S'pore single mothers at higher risk of mood disorders: Study

PHOTO: S'pore single mothers at higher risk of mood disorders: Study

SINGAPORE - Single mothers have more than five times the risk of developing mood disorders in their lifetime, compared with married mothers.

This was even after controlling for socio-demographic factors such as age, education and employment status, research here has found.

These mood disorders include major depressive disorder, dysthymia (mild but long-term depression) and bipolar disorder.

Published in March in the local medical journal Annals Academy Of Medicine, this is the first such study examining the association of single mothers and psychiatric disorders in a multi-ethnic Asian country.

Previous research, mainly focused on the Western population, showed that single mothers have an increased risk of both physical and mental health disorders, but it was unclear if Asian societies have the same trend.

The latest study involved 128 single mothers and 1,510 married mothers - culled from the nationwide Singapore Mental Health Study. It grouped unmarried mothers, women who were divorced, separated or widowed with children aged 21 years and below as "single mothers", because of the small numbers of these groups.

The study found that 27 per cent of single mothers had mood disorders, compared with 7 per cent of married mothers. When the socio-demographic background of the mothers - which could influence their risk of mood disorders - were accounted for statistically, the odds of a single mother developing mood disorders was even higher, at 5.28 times that of a married mother.

What this showed is that a woman's single or married status is an independent risk factor for mood disorders, underlying the need to pay attention to mood problems among single mothers.

The prevalence of anxiety and alcohol disorders were also relatively more common among single mothers than married ones. But there were no significant differences in the prevalence or odds of having any physical illness between the two groups.

Adjunct Assistant Professor Mythily Subramaniam, director of the research division at the Institute of Mental Health (IMH), said: "Motherhood is a challenging experience by itself, but being a single mother does impose additional stressors, so the finding was not surprising."

A vulnerable group

According to the researchers from IMH and Saw Swee Hock School of Public Health, "it is reasonable to assume that sole-parenting responsibilities and the associated potential lack of resources (social and economic) would have a role to play" in single motherhood and mood disorders.

They found that married mothers were more likely to be highly educated and economically inactive than single mothers. The economically inactive women were also likely to be housewives, rather than retirees, given that their children were below 21 years old, said Prof Mythily.
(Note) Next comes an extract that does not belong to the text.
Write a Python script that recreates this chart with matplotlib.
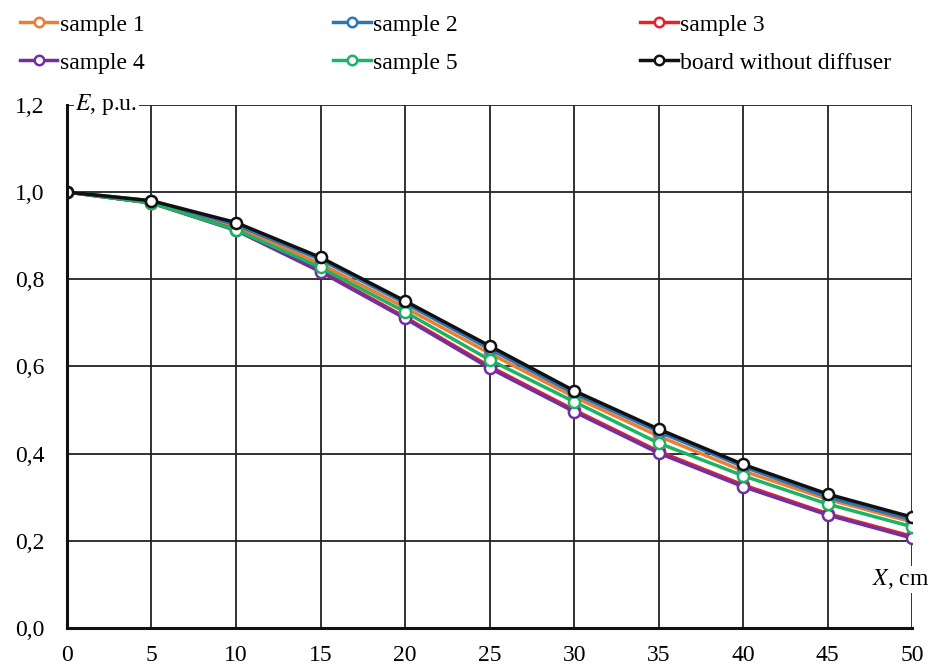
import numpy as np
import matplotlib
matplotlib.use("Agg")
import matplotlib.pyplot as plt
from matplotlib.ticker import FuncFormatter

plt.rcParams['font.family'] = ['Liberation Serif', 'DejaVu Serif']
plt.rcParams['mathtext.fontset'] = 'stix'

x_cm = [0, 5, 10, 15, 20, 25, 30, 35, 40, 45, 50]
sample1 = [1.0, 0.975, 0.920, 0.835, 0.735, 0.630, 0.530, 0.440, 0.360, 0.295, 0.243]
sample2 = [1.0, 0.980, 0.925, 0.845, 0.745, 0.640, 0.538, 0.450, 0.370, 0.300, 0.248]
sample3 = [1.0, 0.975, 0.913, 0.820, 0.713, 0.600, 0.500, 0.405, 0.328, 0.262, 0.210]
sample4 = [1.0, 0.975, 0.912, 0.817, 0.710, 0.596, 0.496, 0.401, 0.324, 0.259, 0.206]
sample5 = [1.0, 0.975, 0.913, 0.827, 0.725, 0.615, 0.519, 0.424, 0.349, 0.284, 0.232]
board = [1.0, 0.980, 0.930, 0.850, 0.750, 0.647, 0.544, 0.456, 0.375, 0.307, 0.254]

names = ['sample 1', 'sample 2', 'sample 3', 'sample 4', 'sample 5',
         'board without diffuser']
series = [sample1, sample2, sample3, sample4, sample5, board]
colors = ['#ED7D31', '#2E75B6', '#E8202A', '#7030A0', '#1DB366', '#111111']

fig = plt.figure(figsize=(9.3, 6.68), dpi=100)
ax = fig.add_axes([0.072, 0.060, 0.909, 0.783])

handles = []
for vals, name, c in zip(series, names, colors):
    h, = ax.plot(x_cm, vals, color=c, lw=2.5, marker='o', ms=8,
                 mfc='white', mec=c, mew=1.8, label=name, zorder=3)
    handles.append(h)

ax.set_xlim(0, 50)
ax.set_ylim(0, 1.2)
ax.set_xticks(range(0, 51, 5))
ax.set_yticks(np.arange(0, 1.21, 0.2))
ax.yaxis.set_major_formatter(FuncFormatter(lambda v, p: f"{v:.1f}".replace('.', ',')))
ax.tick_params(length=0, labelsize=17)
ax.tick_params(axis='x', pad=12)
ax.tick_params(axis='y', pad=16)
ax.grid(True, color='#222222', lw=1.3)
ax.set_axisbelow(True)
for s in ['top', 'right']:
    ax.spines[s].set_visible(False)
for s in ['left', 'bottom']:
    ax.spines[s].set_linewidth(2.2)
    ax.spines[s].set_color('#111111')
ax.spines['left'].set_zorder(4)

ax.text(0.01, 1.0, r"$E$, p.u.", transform=ax.transAxes, fontsize=17,
        ha='left', va='center', zorder=5,
        bbox=dict(facecolor='white', edgecolor='none', pad=1))
ax.text(1.02, 0.093, r"$X$, cm", transform=ax.transAxes, fontsize=17,
        ha='right', va='center', zorder=5,
        bbox=dict(facecolor='white', edgecolor='none', pad=1))

# three legend columns, filled row by row like the original
col_x = [0.011, 0.348, 0.678]
for i, cx in enumerate(col_x):
    leg = fig.legend(handles=[handles[i], handles[i + 3]], loc='upper left',
                     bbox_to_anchor=(cx, 0.993), frameon=False, fontsize=17,
                     handlelength=1.6, handletextpad=0.1, labelspacing=0.7,
                     borderaxespad=0.0, markerscale=0.85)

fig.savefig('out.png', dpi=100)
Single mothers also reported fewer days, in a year, that they were unable to work or carry out normal activities, compared with married mothers. Researchers think it is because single mothers needed to remain economically and functionally active in spite of serious health problems.

But there were no significant differences in the two groups in terms of social support.
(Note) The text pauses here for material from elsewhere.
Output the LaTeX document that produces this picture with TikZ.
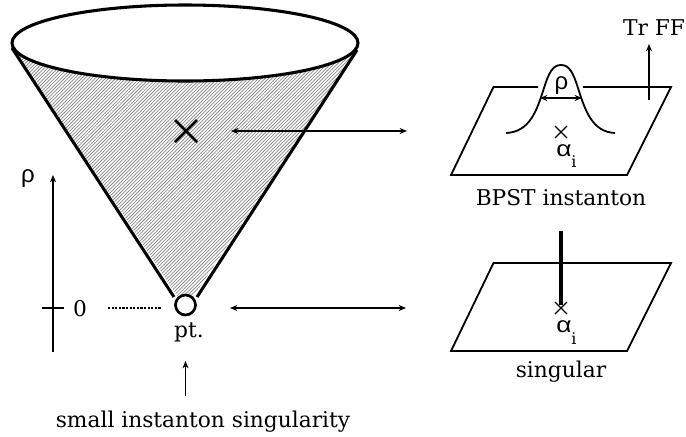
\documentclass[tikz,border=0pt]{standalone}
\usepackage{fontspec}
\usetikzlibrary{arrows.meta}
\newfontfamily\gk{Liberation Sans}
\newfontfamily\sch{DejaVu Serif}
\tikzset{
  x=0.75pt,y=-0.75pt,
  lab/.style={inner sep=0pt,font=\sch\fontsize{16.3}{19}\selectfont},
  greek/.style={inner sep=0pt,font=\gk\fontsize{18}{21}\selectfont},
  alpha sign/.style={inner sep=0pt,xscale=1.2,font=\gk\fontsize{16.5}{20}\selectfont},
  sub/.style={inner sep=0pt,font=\sch\fontsize{12}{14}\selectfont},
  cone/.style={line width=2.3pt},
  thin line/.style={line width=0.95pt,black},
  mid line/.style={line width=1.35pt,black},
  head/.style={-{Stealth[length=5.5pt,width=4.5pt]}},
  heads/.style={{Stealth[length=5.5pt,width=4.5pt]}-{Stealth[length=5.5pt,width=4.5pt]}},
  plane/.style={line width=1.35pt,line join=miter},
}
\begin{document}
\begin{tikzpicture}
\useasboundingbox (0,0) rectangle (686,436);
% hatched cone
\begin{scope}
  \clip (12,48) -- (180,300) -- (191,300) -- (357,50) -- cycle;
  \foreach \k in {-320,-316.6,...,400} {
    \draw[line width=0.55pt,black!45] (\k,310) -- (\k+310,0);
  }
\end{scope}
\coordinate (apexL) at (174,297);
\coordinate (apexR) at (197,297);
\coordinate (rimL) at (12,48);
\coordinate (rimR) at (357,50);
\draw[cone,fill=white] (185,43) ellipse [x radius=173,y radius=38];
\draw[cone] (rimL) -- (apexL);
\draw[cone] (rimR) -- (apexR);
\node[draw,circle,fill=white,line width=2pt,minimum size=15pt,inner sep=0pt] (pt) at (185.5,305) {};
% cross in the cone
\coordinate (xa) at (175,120); \coordinate (xb) at (197,142);
\coordinate (xc) at (175,142); \coordinate (xd) at (197,120);
\draw[line width=2.1pt] (xa) -- (xb);
\draw[line width=2.1pt] (xc) -- (xd);
% connectors
\coordinate (a1) at (231,131); \coordinate (b1) at (407,131);
\coordinate (a2) at (230,308); \coordinate (b2) at (406,308);
\draw[thin line,heads] (a1) -- (b1);
\draw[mid line,heads] (a2) -- (b2);
% rho axis
\coordinate (ax0) at (53,352); \coordinate (ax1) at (53,175);
\draw[thin line,head] (ax0) -- (ax1);
\node[greek] (rho) at (28,179) {ρ};
\coordinate (t0) at (42,308); \coordinate (t1) at (64,308);
\draw[thin line] (t0) -- (t1);
\node[lab] (zero) at (80,308.5) {0};
\coordinate (d0) at (108,308); \coordinate (d1) at (161,308);
\draw[line width=0.9pt,dash pattern=on 1.6pt off 1.1pt] (d0) -- (d1);
\node[lab] (ptl) at (189,332) {pt.};
\coordinate (u0) at (185.5,396); \coordinate (u1) at (185.5,361);
\draw[thin line,head] (u0) -- (u1);
\node[lab] (small) at (203,422) {small instanton singularity};
% upper plane
\coordinate (p1) at (538,87); \coordinate (p2) at (493.5,87); \coordinate (p3) at (451,175);
\coordinate (p4) at (627,175); \coordinate (p5) at (671,87); \coordinate (p6) at (583,87);
\draw[plane] (p1) -- (p2) -- (p3) -- (p4) -- (p5) -- (p6);
\draw[line width=1.35pt] (506,133) .. controls (530,132) and (537,110) .. (544,88)
   .. controls (549,72) and (553,65) .. (561,65)
   .. controls (569,65) and (573,72) .. (578,88)
   .. controls (585,110) and (592,132) .. (615,133);
\coordinate (w0) at (540,98); \coordinate (w1) at (582,98);
\draw[thin line,heads] (w0) -- (w1);
\node[greek] (rho2) at (561.5,86) {ρ};
\coordinate (c1a) at (555,126); \coordinate (c1b) at (567,138);
\coordinate (c1c) at (555,138); \coordinate (c1d) at (567,126);
\draw[thin line] (c1a) -- (c1b);
\draw[thin line] (c1c) -- (c1d);
\node[alpha sign] (al1) at (564,151) {α};
\node[sub] (i1) at (574,162) {i};
\coordinate (f0) at (649,100); \coordinate (f1) at (649,44);
\draw[mid line,head] (f0) -- (f1);
\node[lab] (trff) at (654,28) {Tr FF};
\node[lab] (bpst) at (561,198) {BPST instanton};
% lower plane
\coordinate (q1) at (493.5,263); \coordinate (q2) at (451,351);
\coordinate (q3) at (627,351); \coordinate (q4) at (671,263);
\draw[plane] (q1) -- (q2) -- (q3) -- (q4) -- cycle;
\coordinate (s0) at (561,231); \coordinate (s1) at (561,305);
\draw[line width=3.4pt] (s0) -- (s1);
\coordinate (c2a) at (555,302); \coordinate (c2b) at (567,314);
\coordinate (c2c) at (555,314); \coordinate (c2d) at (567,302);
\draw[thin line] (c2a) -- (c2b);
\draw[thin line] (c2c) -- (c2d);
\node[alpha sign] (al2) at (564,327) {α};
\node[sub] (i2) at (574,339) {i};
\node[lab] (sing) at (561,372) {singular};
\end{tikzpicture}
\end{document}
The face-to-face interviews with respondents from December 2009 to December 2010 asked about the mother's social network and her perceived social support and included questions such as how often the mother spoke on the phone or got together with relatives/friends who do not live with her.

Prof Mythily said the study results emphasised the need for early diagnosis and treatment of psychiatric conditions in the "vulnerable group" of single mothers.

She said: "Clinicians following up on single mothers during any stage - from pregnancy to post-natal and beyond - must be alert to symptoms and should consider referral to suitable services."

A 41-year-old administrative assistant, who wanted to be known only as Ms G L, has been a single mother for four years since her husband's death from brain cancer.

She took his death so badly that she lost sleep and appetite and cried incessantly at first.

Eventually, she turned to Wicare and Help Family Service Centre (FSC). Wicare provides support for widows and children without fathers, while Help FSC provides counselling and casework services for single parents and their children.

This year, she made the painful decision to leave her 11-year-old daughter alone at home when she is at work.

Her elderly parents used to be her child's caregivers, but her father died two years ago and her 67-year-old mother now has to care for her sister's newborn baby.

She also has health issues but chose not to undergo surgery for degeneration of the joints in her neck, in order to save money. The numbness in her hands was so bad two years ago that it stopped her from doing housework. She now goes for weekly physiotherapy sessions at Tan Tock Seng Hospital.

Despite her difficulties, she wants other single mothers to know that they are not alone and should not feel embarrassed to ask for help.

"Even without a husband, turn to your family members who can give you love," she said.